-- Start --

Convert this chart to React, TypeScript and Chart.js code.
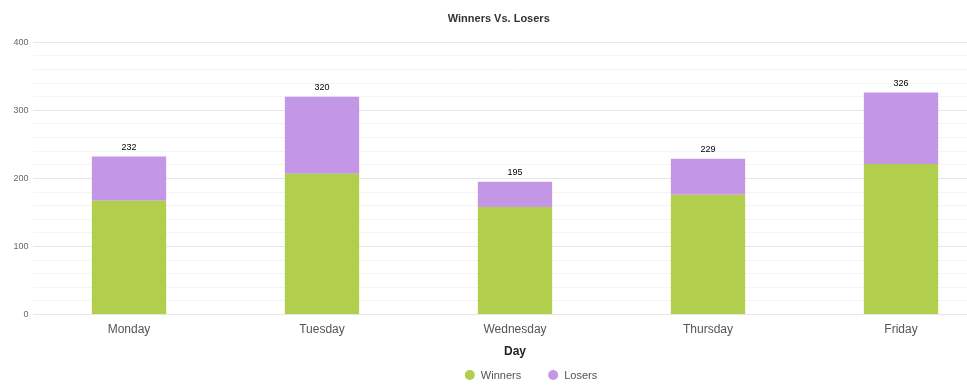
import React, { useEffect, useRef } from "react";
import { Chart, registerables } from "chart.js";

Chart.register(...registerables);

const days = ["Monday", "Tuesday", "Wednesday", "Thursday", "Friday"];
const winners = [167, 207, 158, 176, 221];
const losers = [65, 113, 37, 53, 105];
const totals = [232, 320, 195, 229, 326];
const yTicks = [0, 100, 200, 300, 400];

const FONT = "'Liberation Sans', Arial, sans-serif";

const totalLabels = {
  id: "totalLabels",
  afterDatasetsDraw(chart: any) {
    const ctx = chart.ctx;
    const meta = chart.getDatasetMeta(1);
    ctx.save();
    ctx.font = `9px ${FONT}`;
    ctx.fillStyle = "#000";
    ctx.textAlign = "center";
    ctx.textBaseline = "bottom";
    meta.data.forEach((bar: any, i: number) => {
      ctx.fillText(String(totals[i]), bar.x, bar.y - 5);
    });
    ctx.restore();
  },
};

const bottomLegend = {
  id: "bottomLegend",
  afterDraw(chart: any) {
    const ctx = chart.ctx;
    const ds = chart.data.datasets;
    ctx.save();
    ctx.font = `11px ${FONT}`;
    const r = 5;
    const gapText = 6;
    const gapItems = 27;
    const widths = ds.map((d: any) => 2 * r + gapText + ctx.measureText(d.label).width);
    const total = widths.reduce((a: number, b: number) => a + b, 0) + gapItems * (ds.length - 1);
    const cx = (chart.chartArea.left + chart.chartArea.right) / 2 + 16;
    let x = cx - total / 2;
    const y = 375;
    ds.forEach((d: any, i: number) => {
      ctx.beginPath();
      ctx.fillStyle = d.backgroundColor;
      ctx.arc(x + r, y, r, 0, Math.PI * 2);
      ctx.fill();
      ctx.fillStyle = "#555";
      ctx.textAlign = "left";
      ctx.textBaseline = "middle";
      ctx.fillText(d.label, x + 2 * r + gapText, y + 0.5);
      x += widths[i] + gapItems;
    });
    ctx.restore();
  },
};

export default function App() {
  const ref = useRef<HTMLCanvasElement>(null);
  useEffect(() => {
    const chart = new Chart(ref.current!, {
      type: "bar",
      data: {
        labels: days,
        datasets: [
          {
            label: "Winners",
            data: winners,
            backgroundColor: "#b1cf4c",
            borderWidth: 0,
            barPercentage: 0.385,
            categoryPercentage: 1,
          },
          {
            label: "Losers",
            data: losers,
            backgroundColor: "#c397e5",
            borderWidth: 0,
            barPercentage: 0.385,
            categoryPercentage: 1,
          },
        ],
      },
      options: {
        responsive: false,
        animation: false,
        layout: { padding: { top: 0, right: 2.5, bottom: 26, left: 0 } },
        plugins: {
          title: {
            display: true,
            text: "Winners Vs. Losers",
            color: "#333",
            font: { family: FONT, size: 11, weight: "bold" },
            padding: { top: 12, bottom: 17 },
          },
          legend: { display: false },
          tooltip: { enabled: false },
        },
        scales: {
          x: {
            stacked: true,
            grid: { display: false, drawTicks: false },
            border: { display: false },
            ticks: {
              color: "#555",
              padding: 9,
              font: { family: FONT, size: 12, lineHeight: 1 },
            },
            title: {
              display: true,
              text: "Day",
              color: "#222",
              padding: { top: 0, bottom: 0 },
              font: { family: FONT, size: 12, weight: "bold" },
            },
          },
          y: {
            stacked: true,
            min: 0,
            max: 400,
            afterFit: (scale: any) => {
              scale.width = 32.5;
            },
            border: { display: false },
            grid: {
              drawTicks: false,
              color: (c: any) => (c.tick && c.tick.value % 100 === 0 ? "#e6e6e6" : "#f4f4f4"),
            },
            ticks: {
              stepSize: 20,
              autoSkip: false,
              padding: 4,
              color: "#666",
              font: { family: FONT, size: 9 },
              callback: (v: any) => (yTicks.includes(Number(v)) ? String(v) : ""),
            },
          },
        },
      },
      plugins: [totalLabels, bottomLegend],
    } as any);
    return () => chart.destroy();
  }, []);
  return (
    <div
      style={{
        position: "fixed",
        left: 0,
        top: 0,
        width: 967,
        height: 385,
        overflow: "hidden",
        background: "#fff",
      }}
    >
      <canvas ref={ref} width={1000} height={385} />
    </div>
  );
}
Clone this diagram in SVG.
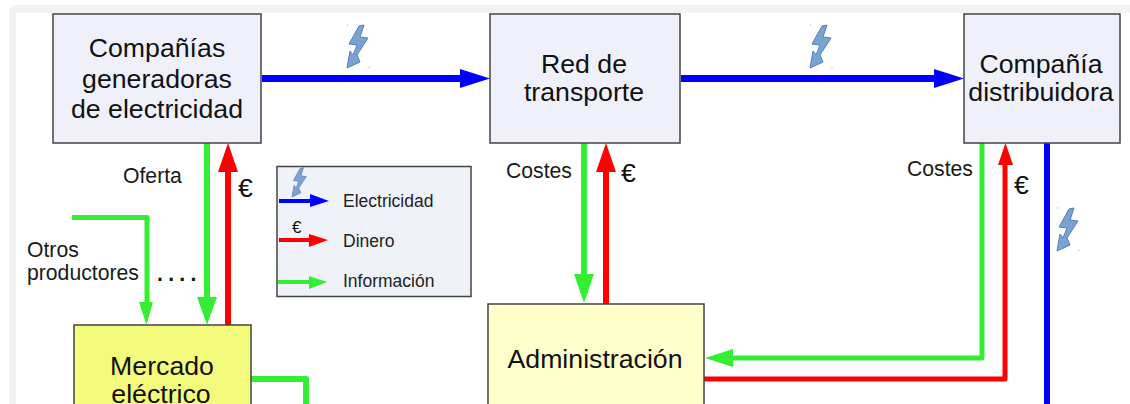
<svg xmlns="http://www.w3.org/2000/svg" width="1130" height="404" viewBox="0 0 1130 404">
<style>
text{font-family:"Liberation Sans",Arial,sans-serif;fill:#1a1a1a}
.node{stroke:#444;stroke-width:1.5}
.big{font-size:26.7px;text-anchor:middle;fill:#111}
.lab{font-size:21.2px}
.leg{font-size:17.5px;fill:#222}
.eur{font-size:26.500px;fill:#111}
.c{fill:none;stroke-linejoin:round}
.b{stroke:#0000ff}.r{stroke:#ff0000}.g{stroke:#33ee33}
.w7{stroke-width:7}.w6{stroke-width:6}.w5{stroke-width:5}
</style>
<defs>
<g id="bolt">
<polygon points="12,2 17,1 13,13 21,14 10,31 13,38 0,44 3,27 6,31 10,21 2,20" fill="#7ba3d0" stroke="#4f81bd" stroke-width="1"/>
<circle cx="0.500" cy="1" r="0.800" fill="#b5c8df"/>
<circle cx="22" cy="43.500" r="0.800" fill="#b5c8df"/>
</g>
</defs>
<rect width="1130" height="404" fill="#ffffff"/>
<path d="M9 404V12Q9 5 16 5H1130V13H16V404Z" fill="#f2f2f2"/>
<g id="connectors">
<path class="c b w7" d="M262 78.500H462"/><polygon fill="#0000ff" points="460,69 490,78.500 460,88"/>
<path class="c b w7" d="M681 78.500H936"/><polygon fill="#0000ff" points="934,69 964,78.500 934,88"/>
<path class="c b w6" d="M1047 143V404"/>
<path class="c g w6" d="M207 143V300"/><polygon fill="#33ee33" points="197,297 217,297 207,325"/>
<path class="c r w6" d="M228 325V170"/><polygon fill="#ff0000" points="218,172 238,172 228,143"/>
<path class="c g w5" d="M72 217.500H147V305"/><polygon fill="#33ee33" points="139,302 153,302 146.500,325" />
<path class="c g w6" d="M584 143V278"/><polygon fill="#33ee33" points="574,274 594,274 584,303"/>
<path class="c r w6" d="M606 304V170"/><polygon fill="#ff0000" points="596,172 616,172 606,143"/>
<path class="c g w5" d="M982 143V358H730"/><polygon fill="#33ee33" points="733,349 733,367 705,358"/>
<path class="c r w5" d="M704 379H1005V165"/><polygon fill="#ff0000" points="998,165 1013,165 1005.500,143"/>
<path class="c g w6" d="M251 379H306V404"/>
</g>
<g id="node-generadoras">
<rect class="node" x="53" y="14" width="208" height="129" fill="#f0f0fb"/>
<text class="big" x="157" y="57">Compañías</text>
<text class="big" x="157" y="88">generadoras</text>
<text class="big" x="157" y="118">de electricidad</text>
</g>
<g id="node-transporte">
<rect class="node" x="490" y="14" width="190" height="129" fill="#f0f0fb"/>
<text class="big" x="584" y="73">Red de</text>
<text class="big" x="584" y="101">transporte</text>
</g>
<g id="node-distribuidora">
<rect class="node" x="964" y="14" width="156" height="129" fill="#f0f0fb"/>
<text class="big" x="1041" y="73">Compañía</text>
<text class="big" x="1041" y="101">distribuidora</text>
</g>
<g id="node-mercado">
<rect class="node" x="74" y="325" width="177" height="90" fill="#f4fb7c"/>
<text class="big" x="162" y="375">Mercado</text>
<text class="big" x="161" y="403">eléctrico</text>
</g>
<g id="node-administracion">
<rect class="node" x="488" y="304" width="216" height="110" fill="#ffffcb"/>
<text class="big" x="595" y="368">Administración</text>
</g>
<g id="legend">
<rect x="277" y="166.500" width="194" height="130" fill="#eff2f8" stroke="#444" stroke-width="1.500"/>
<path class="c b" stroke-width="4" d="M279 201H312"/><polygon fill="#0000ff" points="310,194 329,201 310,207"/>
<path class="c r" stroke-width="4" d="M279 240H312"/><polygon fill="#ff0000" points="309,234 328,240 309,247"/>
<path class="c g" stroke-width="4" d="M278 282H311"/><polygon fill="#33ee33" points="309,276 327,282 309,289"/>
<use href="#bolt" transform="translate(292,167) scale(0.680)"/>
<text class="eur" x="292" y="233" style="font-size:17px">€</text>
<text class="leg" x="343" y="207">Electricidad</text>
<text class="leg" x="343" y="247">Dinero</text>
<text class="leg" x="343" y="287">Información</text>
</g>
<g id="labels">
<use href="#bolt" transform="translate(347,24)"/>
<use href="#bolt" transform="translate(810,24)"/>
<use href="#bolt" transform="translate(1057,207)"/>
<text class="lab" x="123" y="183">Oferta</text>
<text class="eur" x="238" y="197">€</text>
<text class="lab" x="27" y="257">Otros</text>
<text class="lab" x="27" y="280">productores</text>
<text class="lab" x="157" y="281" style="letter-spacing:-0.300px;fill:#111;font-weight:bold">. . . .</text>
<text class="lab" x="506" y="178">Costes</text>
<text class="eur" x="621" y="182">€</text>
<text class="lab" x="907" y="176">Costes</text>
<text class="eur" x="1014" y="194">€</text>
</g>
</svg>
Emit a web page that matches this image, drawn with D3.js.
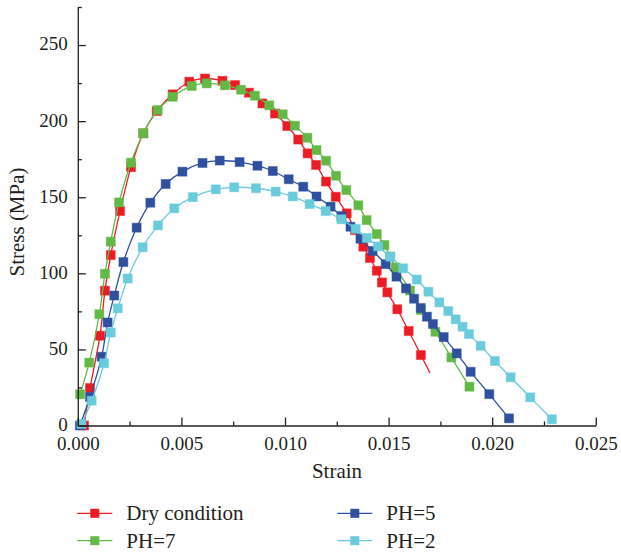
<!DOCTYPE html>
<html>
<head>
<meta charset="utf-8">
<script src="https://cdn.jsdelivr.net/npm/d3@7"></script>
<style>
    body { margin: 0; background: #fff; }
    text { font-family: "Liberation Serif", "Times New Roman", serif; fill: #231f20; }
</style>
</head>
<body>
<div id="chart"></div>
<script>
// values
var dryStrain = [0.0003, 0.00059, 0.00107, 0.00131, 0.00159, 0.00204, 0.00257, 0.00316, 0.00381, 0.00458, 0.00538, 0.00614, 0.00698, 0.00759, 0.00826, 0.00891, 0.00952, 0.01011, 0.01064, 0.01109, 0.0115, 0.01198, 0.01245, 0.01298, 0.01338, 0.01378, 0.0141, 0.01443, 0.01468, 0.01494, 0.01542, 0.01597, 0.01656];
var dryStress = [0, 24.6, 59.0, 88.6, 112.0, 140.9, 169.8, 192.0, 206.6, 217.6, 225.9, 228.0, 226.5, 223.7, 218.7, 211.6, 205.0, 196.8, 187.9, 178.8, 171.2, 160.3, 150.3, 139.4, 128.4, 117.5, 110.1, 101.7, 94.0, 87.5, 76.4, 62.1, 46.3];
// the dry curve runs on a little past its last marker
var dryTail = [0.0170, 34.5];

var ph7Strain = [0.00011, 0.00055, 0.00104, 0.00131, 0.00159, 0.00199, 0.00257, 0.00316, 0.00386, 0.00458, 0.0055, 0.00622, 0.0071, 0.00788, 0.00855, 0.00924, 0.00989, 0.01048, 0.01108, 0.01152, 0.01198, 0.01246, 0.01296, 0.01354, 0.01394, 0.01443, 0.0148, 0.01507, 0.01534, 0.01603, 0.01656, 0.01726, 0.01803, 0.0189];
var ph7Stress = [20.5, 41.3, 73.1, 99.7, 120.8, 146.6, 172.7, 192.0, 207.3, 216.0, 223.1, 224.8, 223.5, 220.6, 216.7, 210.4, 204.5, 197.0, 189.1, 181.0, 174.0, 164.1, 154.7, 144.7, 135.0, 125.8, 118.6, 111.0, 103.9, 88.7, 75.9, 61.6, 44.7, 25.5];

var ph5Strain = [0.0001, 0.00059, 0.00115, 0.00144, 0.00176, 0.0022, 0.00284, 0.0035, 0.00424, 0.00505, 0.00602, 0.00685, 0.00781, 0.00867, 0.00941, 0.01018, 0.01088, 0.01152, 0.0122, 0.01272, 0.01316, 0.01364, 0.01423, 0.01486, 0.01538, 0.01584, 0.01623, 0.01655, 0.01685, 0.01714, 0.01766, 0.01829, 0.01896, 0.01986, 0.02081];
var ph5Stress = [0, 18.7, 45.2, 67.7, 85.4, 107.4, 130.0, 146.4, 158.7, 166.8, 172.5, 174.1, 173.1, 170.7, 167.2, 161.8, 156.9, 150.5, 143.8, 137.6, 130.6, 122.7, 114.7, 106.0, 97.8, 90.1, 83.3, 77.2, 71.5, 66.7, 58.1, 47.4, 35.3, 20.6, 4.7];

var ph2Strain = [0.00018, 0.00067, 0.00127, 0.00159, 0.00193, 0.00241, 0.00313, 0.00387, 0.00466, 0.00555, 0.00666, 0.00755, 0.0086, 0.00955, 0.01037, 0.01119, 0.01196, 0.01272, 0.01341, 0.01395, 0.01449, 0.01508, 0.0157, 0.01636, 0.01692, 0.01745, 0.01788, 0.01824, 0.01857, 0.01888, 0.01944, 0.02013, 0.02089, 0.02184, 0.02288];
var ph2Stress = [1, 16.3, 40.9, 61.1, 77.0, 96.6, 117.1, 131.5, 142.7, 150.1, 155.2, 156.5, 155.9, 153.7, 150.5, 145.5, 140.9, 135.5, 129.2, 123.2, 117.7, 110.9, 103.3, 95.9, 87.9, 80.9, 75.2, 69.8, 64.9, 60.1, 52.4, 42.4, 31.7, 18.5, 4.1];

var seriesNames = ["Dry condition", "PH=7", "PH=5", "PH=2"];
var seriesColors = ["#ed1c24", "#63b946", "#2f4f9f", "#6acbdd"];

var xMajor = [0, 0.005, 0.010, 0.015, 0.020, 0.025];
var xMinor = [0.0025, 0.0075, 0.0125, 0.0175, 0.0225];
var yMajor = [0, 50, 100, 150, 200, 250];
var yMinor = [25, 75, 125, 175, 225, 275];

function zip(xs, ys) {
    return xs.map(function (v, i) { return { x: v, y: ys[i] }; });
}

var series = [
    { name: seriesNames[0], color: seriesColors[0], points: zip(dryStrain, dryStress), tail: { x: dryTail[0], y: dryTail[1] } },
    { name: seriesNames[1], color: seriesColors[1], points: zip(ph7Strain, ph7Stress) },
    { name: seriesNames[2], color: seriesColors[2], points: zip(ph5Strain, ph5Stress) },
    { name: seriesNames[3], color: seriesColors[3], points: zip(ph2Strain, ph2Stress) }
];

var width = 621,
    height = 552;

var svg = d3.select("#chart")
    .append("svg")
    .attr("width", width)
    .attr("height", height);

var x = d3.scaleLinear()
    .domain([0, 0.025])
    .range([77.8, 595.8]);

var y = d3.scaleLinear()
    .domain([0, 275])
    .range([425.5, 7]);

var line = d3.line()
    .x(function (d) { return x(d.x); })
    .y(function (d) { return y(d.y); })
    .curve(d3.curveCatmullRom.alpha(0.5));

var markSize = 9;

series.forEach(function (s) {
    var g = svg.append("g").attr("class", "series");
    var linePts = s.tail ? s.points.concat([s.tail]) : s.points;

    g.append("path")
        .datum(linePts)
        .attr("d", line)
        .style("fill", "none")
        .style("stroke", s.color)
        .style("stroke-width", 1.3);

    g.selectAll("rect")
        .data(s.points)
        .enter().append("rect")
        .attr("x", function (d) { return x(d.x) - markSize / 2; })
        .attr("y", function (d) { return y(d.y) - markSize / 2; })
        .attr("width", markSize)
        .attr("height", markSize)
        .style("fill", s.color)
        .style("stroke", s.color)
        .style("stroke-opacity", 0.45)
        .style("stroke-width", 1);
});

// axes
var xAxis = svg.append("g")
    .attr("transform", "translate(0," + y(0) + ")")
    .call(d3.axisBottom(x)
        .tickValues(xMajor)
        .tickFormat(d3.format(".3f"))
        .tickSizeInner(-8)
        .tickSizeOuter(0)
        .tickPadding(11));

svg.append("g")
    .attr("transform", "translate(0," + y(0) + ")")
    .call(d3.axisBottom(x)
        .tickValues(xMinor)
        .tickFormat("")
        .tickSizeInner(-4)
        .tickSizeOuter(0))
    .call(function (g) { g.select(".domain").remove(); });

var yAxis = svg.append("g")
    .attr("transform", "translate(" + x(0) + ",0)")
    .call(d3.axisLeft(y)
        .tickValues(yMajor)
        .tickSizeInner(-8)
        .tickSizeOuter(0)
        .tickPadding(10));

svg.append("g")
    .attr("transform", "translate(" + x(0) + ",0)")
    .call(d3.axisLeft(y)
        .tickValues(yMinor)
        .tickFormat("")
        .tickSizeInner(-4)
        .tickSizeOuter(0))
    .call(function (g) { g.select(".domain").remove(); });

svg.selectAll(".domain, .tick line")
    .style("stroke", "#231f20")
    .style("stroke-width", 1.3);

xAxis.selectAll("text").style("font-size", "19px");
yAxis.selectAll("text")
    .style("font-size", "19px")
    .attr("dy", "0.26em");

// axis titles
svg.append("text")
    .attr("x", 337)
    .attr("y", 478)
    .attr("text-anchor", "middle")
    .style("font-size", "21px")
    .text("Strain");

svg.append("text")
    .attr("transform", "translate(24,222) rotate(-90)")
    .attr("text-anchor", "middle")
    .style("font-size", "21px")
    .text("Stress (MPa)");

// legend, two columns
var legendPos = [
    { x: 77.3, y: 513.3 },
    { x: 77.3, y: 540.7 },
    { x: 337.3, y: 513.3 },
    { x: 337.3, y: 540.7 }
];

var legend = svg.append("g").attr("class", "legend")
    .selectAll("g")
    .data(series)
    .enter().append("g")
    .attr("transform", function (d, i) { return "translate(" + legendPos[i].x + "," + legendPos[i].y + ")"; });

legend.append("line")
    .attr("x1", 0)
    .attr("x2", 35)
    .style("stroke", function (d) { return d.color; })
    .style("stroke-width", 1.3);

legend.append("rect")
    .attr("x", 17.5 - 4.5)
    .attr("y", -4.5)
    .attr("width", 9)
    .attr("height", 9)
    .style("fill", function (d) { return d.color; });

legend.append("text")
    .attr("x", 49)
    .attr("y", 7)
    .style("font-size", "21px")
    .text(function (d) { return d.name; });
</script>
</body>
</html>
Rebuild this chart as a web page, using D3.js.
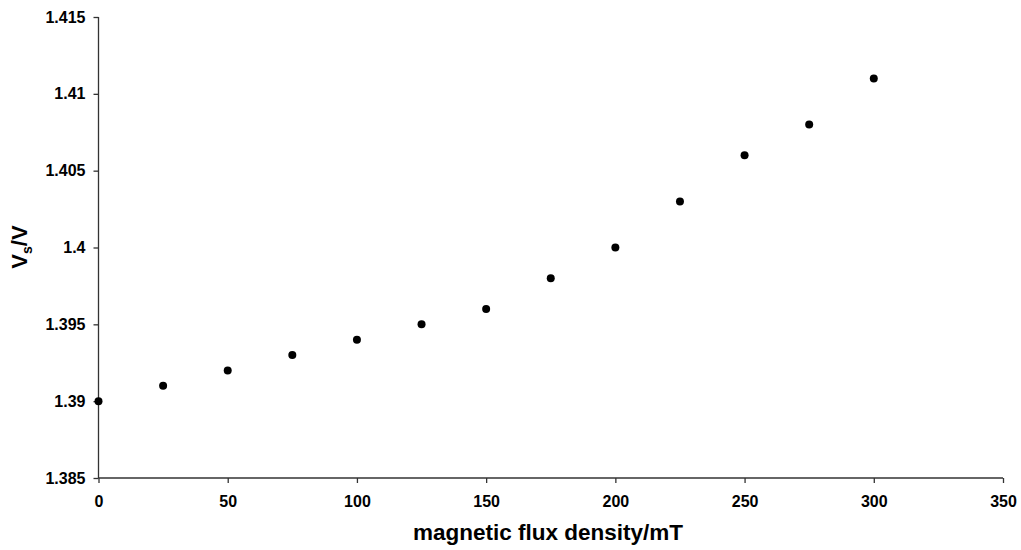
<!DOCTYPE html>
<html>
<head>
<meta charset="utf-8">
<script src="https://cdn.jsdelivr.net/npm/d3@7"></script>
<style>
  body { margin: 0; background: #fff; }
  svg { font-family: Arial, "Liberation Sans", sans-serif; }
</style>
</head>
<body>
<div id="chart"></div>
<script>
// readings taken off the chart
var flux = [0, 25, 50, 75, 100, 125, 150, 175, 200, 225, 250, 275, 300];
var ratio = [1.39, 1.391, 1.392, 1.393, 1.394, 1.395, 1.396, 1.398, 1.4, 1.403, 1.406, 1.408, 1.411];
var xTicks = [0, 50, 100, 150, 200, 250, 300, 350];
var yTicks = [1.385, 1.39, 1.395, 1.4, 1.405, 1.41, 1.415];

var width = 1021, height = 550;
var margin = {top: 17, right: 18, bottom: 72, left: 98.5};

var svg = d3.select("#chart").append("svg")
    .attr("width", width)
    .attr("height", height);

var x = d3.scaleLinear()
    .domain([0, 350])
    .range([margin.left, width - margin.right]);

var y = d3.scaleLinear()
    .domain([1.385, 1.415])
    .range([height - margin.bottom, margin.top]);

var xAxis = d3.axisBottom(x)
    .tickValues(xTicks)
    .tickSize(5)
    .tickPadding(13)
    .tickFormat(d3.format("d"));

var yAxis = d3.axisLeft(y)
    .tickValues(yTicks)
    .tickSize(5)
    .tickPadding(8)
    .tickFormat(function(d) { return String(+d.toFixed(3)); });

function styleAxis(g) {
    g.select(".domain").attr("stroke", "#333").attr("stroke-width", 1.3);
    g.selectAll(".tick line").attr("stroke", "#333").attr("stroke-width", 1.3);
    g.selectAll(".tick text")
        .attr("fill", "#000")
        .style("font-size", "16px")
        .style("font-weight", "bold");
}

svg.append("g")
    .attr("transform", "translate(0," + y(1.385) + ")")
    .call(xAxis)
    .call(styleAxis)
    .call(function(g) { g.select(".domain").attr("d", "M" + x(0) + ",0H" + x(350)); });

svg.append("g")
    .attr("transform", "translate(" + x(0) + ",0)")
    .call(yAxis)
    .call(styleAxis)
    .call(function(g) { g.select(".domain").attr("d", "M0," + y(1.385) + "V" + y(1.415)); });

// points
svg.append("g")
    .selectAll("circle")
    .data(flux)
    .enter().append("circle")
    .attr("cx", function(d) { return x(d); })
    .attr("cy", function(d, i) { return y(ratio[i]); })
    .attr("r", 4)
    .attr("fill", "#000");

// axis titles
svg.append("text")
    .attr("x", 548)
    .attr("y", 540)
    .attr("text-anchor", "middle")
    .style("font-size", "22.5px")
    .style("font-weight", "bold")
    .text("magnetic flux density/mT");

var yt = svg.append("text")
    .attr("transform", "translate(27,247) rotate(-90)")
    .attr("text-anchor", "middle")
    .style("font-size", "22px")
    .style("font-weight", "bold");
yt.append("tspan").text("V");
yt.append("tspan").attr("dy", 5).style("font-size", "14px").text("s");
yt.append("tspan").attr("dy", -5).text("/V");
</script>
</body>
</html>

-- End --

* EXERCISE INSTRUCTIONS *
Above are the records; copy exactly the lines from the one with "Emit a web page" through the one with "var dryTail = [0.0170, 34.5];", including both, and nothing more. Leave out pictures.

* REPLY *
Emit a web page that matches this image, drawn with D3.js.
<!DOCTYPE html>
<html>
<head>
<meta charset="utf-8">
<script src="https://cdn.jsdelivr.net/npm/d3@7"></script>
<style>
    body { margin: 0; background: #fff; }
    text { font-family: "Liberation Serif", "Times New Roman", serif; fill: #231f20; }
</style>
</head>
<body>
<div id="chart"></div>
<script>
// values
var dryStrain = [0.0003, 0.00059, 0.00107, 0.00131, 0.00159, 0.00204, 0.00257, 0.00316, 0.00381, 0.00458, 0.00538, 0.00614, 0.00698, 0.00759, 0.00826, 0.00891, 0.00952, 0.01011, 0.01064, 0.01109, 0.0115, 0.01198, 0.01245, 0.01298, 0.01338, 0.01378, 0.0141, 0.01443, 0.01468, 0.01494, 0.01542, 0.01597, 0.01656];
var dryStress = [0, 24.6, 59.0, 88.6, 112.0, 140.9, 169.8, 192.0, 206.6, 217.6, 225.9, 228.0, 226.5, 223.7, 218.7, 211.6, 205.0, 196.8, 187.9, 178.8, 171.2, 160.3, 150.3, 139.4, 128.4, 117.5, 110.1, 101.7, 94.0, 87.5, 76.4, 62.1, 46.3];
// the dry curve runs on a little past its last marker
var dryTail = [0.0170, 34.5];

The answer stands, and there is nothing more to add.